- [INFORMATION PROVIDED]:
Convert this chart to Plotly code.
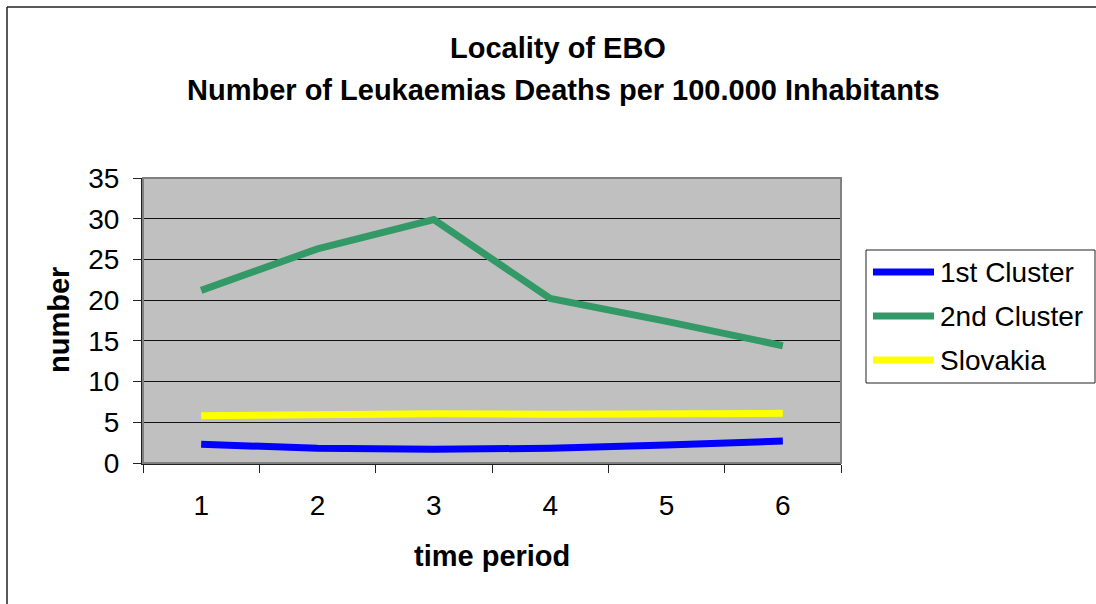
import plotly.graph_objects as go

periods = ["1", "2", "3", "4", "5", "6"]
first_cluster = [2.3, 1.8, 1.7, 1.8, 2.2, 2.7]
second_cluster = [21.2, 26.3, 29.9, 20.2, 17.4, 14.4]
slovakia = [5.8, 6.0, 6.05, 6.0, 6.1, 6.1]

series_names = ["1st Cluster", "2nd Cluster", "Slovakia"]
series_colors = ["#0000FF", "#339966", "#FFFF00"]

W, H = 1096, 604
L, R, T, B = 143, 841, 178, 463


def px(x):
    return (x - L) / (R - L)


def py(y):
    return (B - y) / (B - T)


FONT = "Liberation Sans, Arial, sans-serif"


def label(text, x, y, size, angle=0, xanchor="center"):
    return dict(text=text, x=px(x), y=py(y), xref="paper", yref="paper",
                xanchor=xanchor, yanchor="middle", textangle=angle, showarrow=False,
                font=dict(size=size, family=FONT, color="black"))


fig = go.Figure()

for name, vals, col in zip(series_names, [first_cluster, second_cluster, slovakia], series_colors):
    fig.add_trace(
        go.Scatter(
            x=periods,
            y=vals,
            mode="lines",
            name=name,
            line=dict(color=col, width=7),
            showlegend=False,
        )
    )

shapes = [
    # plot area border
    dict(type="rect", xref="paper", yref="paper", x0=0, x1=1, y0=0, y1=1,
         line=dict(color="#808080", width=2), layer="above"),
    # outer chart border (left and top visible)
    dict(type="line", xref="paper", yref="paper", x0=px(7), x1=px(7), y0=py(7), y1=py(700),
         line=dict(color="#222222", width=1.5)),
    dict(type="line", xref="paper", yref="paper", x0=px(7), x1=px(1200), y0=py(7), y1=py(7),
         line=dict(color="#222222", width=1.5)),
    # legend box
    dict(type="rect", xref="paper", yref="paper", x0=px(866), x1=px(1095), y0=py(383), y1=py(250),
         line=dict(color="#222222", width=1), fillcolor="white"),
]

annotations = [
    label("<b>Locality of EBO</b>", 558, 48, 29),
    label("<b>Number of Leukaemias Deaths per 100.000 Inhabitants</b>", 563, 90, 29),
    label("<b>time period</b>", 492, 556, 29),
    label("<b>number</b>", 59, 320, 29, angle=-90),
]

for i, (name, col) in enumerate(zip(series_names, series_colors)):
    yy = 272 + 44 * i
    shapes.append(dict(type="line", xref="paper", yref="paper", x0=px(873), x1=px(934),
                       y0=py(yy), y1=py(yy), line=dict(color=col, width=7)))
    annotations.append(label(name, 938, yy, 28, xanchor="left"))

fig.update_layout(
    width=W,
    height=H,
    margin=dict(l=L, r=W - R, t=T, b=H - B),
    paper_bgcolor="white",
    plot_bgcolor="#C0C0C0",
    font=dict(family=FONT, size=28, color="black"),
    shapes=shapes,
    annotations=annotations,
    xaxis=dict(
        type="category",
        range=[-0.5, 5.5],
        tickson="boundaries",
        ticks="outside",
        ticklen=8,
        tickcolor="#222222",
        showgrid=False,
        showline=True,
        linecolor="#222222",
        linewidth=2,
        ticklabelstandoff=16,
        zeroline=False,
    ),
    yaxis=dict(
        range=[0, 35],
        dtick=5,
        ticks="outside",
        ticklen=8,
        tickcolor="#222222",
        showgrid=True,
        gridcolor="#111111",
        gridwidth=1,
        showline=True,
        linecolor="#222222",
        linewidth=2,
        ticklabelstandoff=8,
        zeroline=False,
    ),
)

fig.write_html(
    "out.html",
    config={"displayModeBar": False},
    post_script="document.body.style.margin='0';",
)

- [AIM OF THE EXERCISE]: Print the data above verbatim from the first line through the line holding "fig = go.Figure()", leaving every picture out.

- [EXERCISE ANSWER]:
Convert this chart to Plotly code.
import plotly.graph_objects as go

periods = ["1", "2", "3", "4", "5", "6"]
first_cluster = [2.3, 1.8, 1.7, 1.8, 2.2, 2.7]
second_cluster = [21.2, 26.3, 29.9, 20.2, 17.4, 14.4]
slovakia = [5.8, 6.0, 6.05, 6.0, 6.1, 6.1]

series_names = ["1st Cluster", "2nd Cluster", "Slovakia"]
series_colors = ["#0000FF", "#339966", "#FFFF00"]

W, H = 1096, 604
L, R, T, B = 143, 841, 178, 463


def px(x):
    return (x - L) / (R - L)


def py(y):
    return (B - y) / (B - T)


FONT = "Liberation Sans, Arial, sans-serif"


def label(text, x, y, size, angle=0, xanchor="center"):
    return dict(text=text, x=px(x), y=py(y), xref="paper", yref="paper",
                xanchor=xanchor, yanchor="middle", textangle=angle, showarrow=False,
                font=dict(size=size, family=FONT, color="black"))


fig = go.Figure()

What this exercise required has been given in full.